Contrastive Learning Using Graph Embeddings for Domain Adaptation of Language Models in the Process Industry
This work addresses domain adaptation for language models in the process industry, where text logs are critical, but it is incremental as it applies an existing method to a new domain.
This paper tackled the problem of adapting language models to the process industry domain by using graph embeddings for contrastive learning, resulting in a 9.8-14.3% performance improvement over a state-of-the-art model on a proprietary benchmark while reducing parameters by three times.
Recent trends in NLP utilize knowledge graphs (KGs) to enhance pretrained language models by incorporating additional knowledge from the graph structures to learn domain-specific terminology or relationships between documents that might otherwise be overlooked.
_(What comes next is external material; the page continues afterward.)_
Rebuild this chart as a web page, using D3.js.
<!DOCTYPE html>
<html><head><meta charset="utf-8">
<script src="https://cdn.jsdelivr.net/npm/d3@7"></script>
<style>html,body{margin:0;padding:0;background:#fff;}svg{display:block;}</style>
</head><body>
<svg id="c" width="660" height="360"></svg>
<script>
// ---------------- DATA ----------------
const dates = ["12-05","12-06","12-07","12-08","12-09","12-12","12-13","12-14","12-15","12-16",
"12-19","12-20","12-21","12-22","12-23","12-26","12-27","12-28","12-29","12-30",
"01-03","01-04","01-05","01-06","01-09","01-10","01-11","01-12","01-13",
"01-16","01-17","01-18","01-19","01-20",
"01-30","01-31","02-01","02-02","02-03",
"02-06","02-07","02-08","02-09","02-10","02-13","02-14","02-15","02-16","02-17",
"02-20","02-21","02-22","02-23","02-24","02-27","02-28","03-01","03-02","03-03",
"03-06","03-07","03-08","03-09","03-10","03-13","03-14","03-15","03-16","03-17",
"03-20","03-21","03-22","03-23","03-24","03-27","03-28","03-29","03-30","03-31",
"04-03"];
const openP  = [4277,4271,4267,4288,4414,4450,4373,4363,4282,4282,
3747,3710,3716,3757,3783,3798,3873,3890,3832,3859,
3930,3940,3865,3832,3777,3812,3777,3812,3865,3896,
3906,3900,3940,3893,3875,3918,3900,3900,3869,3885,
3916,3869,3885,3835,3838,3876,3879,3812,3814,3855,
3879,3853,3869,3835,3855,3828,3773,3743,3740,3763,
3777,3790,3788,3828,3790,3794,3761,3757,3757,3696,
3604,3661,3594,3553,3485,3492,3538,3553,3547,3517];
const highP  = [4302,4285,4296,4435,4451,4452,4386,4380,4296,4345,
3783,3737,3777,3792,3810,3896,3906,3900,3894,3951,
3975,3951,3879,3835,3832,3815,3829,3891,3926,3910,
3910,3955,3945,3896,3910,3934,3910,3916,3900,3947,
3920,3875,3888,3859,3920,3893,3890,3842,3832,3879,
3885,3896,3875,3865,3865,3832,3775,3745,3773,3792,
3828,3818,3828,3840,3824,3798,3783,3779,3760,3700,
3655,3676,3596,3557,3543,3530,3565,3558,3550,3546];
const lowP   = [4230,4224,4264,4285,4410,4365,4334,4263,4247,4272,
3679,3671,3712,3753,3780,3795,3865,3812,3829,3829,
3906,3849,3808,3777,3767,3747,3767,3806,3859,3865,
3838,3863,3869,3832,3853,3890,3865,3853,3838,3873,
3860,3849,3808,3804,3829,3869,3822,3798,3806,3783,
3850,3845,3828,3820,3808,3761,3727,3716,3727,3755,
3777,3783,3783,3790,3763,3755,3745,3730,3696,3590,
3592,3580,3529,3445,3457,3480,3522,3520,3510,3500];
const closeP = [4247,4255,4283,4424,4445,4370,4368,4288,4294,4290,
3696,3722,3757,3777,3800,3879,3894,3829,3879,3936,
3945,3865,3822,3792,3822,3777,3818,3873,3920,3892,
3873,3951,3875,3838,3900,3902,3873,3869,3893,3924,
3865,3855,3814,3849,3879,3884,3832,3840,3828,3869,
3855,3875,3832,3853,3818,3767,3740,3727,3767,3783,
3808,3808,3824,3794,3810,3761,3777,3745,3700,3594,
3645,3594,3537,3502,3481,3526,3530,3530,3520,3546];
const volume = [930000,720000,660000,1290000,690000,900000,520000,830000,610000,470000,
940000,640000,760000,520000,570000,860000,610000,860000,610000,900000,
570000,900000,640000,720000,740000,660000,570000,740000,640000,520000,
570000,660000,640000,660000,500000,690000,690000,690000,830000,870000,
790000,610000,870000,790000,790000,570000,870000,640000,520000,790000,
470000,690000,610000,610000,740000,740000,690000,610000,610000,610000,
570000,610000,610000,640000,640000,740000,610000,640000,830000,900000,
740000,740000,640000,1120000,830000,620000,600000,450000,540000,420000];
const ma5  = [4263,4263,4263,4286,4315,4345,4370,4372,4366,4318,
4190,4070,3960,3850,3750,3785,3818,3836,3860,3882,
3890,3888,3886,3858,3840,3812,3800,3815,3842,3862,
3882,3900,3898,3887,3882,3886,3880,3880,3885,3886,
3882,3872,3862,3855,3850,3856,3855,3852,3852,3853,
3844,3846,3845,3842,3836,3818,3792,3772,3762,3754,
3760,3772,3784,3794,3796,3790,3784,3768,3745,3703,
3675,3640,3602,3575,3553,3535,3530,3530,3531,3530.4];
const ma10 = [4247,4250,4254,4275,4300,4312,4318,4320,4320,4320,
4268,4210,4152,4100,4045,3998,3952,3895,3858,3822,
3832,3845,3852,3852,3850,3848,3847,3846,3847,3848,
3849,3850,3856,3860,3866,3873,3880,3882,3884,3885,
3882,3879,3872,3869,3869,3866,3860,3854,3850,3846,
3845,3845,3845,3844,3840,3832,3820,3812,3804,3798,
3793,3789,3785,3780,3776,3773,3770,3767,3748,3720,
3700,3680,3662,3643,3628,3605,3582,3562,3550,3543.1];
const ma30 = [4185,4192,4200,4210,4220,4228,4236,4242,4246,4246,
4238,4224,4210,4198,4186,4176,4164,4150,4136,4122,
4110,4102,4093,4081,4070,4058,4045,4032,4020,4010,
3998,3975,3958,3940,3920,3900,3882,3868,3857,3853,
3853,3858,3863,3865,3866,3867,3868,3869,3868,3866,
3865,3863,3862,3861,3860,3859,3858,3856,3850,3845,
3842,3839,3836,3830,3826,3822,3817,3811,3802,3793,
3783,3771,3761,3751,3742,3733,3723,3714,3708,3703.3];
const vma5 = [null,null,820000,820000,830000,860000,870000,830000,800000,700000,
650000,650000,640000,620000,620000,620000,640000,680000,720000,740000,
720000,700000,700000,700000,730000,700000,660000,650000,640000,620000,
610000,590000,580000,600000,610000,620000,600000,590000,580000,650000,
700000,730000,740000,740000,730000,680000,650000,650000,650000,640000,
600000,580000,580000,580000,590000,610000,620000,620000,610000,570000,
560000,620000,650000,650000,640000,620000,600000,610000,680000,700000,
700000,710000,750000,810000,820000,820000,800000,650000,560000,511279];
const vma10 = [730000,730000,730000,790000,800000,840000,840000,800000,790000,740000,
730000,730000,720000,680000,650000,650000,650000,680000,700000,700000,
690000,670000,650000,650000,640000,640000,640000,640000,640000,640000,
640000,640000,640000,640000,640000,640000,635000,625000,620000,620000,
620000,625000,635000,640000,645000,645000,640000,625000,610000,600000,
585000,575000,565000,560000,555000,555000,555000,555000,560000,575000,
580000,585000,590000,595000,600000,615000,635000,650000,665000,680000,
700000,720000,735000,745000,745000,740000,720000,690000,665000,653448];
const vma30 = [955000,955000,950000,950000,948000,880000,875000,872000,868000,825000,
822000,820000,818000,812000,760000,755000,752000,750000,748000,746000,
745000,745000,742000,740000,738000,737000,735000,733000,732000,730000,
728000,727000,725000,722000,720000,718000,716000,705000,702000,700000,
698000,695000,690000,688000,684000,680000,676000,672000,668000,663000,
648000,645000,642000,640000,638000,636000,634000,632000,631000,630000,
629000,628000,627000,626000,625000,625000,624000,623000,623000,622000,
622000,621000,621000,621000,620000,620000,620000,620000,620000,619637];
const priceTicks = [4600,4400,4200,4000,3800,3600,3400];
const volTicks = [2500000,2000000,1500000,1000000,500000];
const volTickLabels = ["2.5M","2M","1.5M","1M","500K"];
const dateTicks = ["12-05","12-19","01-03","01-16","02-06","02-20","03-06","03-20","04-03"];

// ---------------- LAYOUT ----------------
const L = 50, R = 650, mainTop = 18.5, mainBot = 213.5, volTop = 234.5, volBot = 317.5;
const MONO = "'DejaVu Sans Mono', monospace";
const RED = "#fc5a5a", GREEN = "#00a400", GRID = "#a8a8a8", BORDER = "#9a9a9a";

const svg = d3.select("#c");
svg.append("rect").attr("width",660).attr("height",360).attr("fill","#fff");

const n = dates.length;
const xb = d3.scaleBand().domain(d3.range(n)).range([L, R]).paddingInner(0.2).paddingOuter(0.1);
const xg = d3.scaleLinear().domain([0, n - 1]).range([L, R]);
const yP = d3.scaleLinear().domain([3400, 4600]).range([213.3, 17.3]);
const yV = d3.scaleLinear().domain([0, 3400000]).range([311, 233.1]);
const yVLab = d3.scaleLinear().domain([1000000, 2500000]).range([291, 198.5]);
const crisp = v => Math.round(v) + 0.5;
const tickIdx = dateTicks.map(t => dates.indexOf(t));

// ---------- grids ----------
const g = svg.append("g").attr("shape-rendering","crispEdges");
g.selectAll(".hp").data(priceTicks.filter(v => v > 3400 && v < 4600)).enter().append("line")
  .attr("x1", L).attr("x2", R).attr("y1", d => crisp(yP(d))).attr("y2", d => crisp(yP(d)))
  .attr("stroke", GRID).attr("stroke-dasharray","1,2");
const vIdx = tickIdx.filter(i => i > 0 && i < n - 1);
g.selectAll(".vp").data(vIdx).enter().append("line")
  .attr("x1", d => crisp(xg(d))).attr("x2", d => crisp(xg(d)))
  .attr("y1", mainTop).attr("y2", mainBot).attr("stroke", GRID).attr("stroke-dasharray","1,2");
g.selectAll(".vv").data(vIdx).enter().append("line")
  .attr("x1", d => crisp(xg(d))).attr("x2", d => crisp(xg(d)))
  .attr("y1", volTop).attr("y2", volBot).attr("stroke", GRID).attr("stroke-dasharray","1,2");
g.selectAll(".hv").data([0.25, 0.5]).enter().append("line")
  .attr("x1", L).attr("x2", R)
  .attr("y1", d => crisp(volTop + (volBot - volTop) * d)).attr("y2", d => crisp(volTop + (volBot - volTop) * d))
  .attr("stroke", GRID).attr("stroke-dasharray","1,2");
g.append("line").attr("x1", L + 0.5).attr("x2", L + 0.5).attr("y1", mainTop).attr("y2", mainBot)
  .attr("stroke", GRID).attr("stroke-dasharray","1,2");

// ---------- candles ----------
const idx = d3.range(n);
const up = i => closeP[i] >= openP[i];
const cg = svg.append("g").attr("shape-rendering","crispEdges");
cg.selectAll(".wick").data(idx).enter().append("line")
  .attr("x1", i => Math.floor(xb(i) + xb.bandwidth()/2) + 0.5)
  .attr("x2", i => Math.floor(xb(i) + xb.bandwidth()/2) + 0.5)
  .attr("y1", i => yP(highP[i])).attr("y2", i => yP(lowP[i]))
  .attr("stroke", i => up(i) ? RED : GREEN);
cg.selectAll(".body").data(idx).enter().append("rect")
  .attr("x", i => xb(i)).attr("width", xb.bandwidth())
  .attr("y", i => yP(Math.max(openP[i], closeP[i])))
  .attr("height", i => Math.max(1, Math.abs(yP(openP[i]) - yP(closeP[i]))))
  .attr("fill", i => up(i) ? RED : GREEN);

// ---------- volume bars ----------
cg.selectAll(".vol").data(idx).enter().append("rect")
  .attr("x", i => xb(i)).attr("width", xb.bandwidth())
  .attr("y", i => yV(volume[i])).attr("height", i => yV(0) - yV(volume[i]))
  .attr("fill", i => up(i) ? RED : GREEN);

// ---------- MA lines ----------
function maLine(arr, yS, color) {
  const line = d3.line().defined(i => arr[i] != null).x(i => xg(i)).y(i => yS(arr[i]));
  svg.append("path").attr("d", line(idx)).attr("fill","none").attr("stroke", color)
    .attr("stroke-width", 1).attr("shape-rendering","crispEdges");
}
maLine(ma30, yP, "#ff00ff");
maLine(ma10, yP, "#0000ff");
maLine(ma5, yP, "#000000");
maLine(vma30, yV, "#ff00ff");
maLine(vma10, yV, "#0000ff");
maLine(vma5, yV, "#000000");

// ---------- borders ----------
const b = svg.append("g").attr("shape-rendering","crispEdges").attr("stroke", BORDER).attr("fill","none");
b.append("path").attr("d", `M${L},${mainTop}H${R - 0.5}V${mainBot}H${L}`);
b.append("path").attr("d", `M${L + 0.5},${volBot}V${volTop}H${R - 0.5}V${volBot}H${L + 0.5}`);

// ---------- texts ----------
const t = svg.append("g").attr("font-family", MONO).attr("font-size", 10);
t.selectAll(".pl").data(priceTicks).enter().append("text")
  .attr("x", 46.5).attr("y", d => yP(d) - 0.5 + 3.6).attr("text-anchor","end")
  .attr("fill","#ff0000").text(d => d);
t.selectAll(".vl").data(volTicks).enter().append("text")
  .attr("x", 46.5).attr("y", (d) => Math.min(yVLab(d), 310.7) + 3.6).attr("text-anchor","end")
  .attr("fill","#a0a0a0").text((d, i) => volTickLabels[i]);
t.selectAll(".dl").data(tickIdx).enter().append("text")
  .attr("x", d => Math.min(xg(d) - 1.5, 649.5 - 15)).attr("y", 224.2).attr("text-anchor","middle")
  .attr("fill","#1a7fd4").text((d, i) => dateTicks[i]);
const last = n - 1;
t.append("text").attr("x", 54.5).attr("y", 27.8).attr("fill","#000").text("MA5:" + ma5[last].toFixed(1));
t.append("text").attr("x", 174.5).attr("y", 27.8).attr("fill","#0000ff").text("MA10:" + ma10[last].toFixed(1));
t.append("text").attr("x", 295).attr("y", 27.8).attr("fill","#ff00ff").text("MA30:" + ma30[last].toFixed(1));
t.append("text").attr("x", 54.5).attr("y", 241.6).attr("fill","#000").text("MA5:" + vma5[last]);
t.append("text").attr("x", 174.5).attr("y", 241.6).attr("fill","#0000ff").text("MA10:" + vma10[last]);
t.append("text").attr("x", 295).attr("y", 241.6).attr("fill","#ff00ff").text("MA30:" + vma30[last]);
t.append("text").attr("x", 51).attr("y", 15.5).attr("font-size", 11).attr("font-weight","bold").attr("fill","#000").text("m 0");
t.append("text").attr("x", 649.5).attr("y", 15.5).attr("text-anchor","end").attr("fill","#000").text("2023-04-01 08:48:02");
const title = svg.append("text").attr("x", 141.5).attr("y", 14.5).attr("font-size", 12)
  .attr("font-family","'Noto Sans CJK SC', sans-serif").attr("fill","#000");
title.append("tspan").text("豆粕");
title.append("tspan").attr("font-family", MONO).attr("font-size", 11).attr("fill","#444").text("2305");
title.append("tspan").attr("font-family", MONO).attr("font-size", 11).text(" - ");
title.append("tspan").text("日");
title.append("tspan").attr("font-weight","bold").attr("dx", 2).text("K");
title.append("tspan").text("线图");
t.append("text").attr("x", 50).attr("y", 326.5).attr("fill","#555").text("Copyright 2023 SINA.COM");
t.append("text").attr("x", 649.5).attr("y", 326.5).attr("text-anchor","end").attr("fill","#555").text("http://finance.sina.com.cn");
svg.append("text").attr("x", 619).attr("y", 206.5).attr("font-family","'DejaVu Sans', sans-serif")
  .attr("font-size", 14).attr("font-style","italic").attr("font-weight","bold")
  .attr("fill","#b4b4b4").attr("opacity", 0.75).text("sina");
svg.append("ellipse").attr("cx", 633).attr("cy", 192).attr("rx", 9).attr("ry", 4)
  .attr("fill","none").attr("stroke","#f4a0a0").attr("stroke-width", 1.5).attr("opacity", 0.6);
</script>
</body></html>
This paper explores how SciNCL, a graph-aware neighborhood contrastive learning methodology originally designed for scientific publications, can be applied to the process industry domain, where text logs contain crucial information about daily operations and are often structured as sparse KGs. Our experiments demonstrate that language models fine-tuned with triplets derived from graph embeddings (GE) outperform a state-of-the-art mE5-large text encoder by 9.8-14.3% (5.45-7.96p) on the proprietary process industry text embedding benchmark (PITEB) while having 3 times fewer parameters.